Sean McDermott now has a potentially ugly quarterback controversy on his hands, one which will probably end when Taylor reclaims the starting job without comment like an ultra-professional. But the damage to McDermott’s credibility and team morale will be difficult to quantify. McDermott wanted to change the team culture after the circus atmosphere of the Rex Ryan era. But Ryan’s teams never quit as badly as McDermott’s Bills have quit at the ends of two straight games.
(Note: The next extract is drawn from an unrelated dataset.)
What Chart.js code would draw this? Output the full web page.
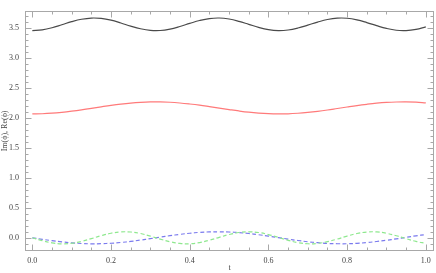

What’s fascinating to me about this already legendary debacle is that it encapsulates almost every error bad organizations routinely make, all of which we’ve discussed before: blaming disappointing performance on your best players, getting rid of option A without carefully considering what option B is, putting players in situations they have no chance of succeeding in, judging players based on superficial stereotypes rather than performance, trying to to wedge the players into a system rather than designing the system around the players, playing (in Tanier’s phrase) your guys rather than the best guys. (I know the Bills operate by looking at what Belichick does and doing the opposite, but this is ridiculous.) And the result is that McDermott has ruined the team’s relationship with a skilled QB it’s never surrounded with any talent, destroyed Peterman as a prospect, and immolated his credibility. Well, when he gets fired there is likely to be an opening in Trump’s cabinet.

In other similar news:

  • Brett Hundley threw 36 passes for 6.6 Y/A, 3 picks, no TDs, and 6 sacks. I remember many Packer fans sliding into my @ to assert that Hundley was obviously a better QB than Colin Kaepernick because after all it is unpossible that Mike McCarthy could be wrong like it was two weeks ago. Anyway, as a fan of another NFC team I agree with these Packer fans that Green Bay should keep McCarthy in perpetuity.
  • Former Peyton Manning restroom attendant Adam Gase has a head coaching job largely because of his alleged ability to get strong performances out of Jay Cutler (although in his year with Gase as his coach Jay Cutler had a completely typical Jay Cutler year.) Cutler clearly doesn’t want to play anymore, as he indicated by retiring, but Gase keeps playing him, yesterday getting rewarded with 3 interceptions in 12 attempts before getting hurt. He KNOWS HOW TO WIN THE CLOSE ONES until he doesn’t, though.
  • John Elway is truly a Trump supporter in full. As we discussed yesterday, the Broncos have been to professional football what Coors Light is to beer in large measure because Elway made the disastrous decisions to 1)replace one of the best defensive coaches in NFL history with someone with no track record of success as a defensive coach and 2)start the year with zero QBs with any business being NFL starters on his roster. He’s also had several bad drafts. This has, very predictably, been a disaster. Elway’s response? Calling his players “soft” and firing the offensive coordinator.   “Brock Osweiler is terrible because of Mike McCoy’s playcalling” is about as plausible as “upper-class tax cuts will pay for themselves.”  Accountability is for other people.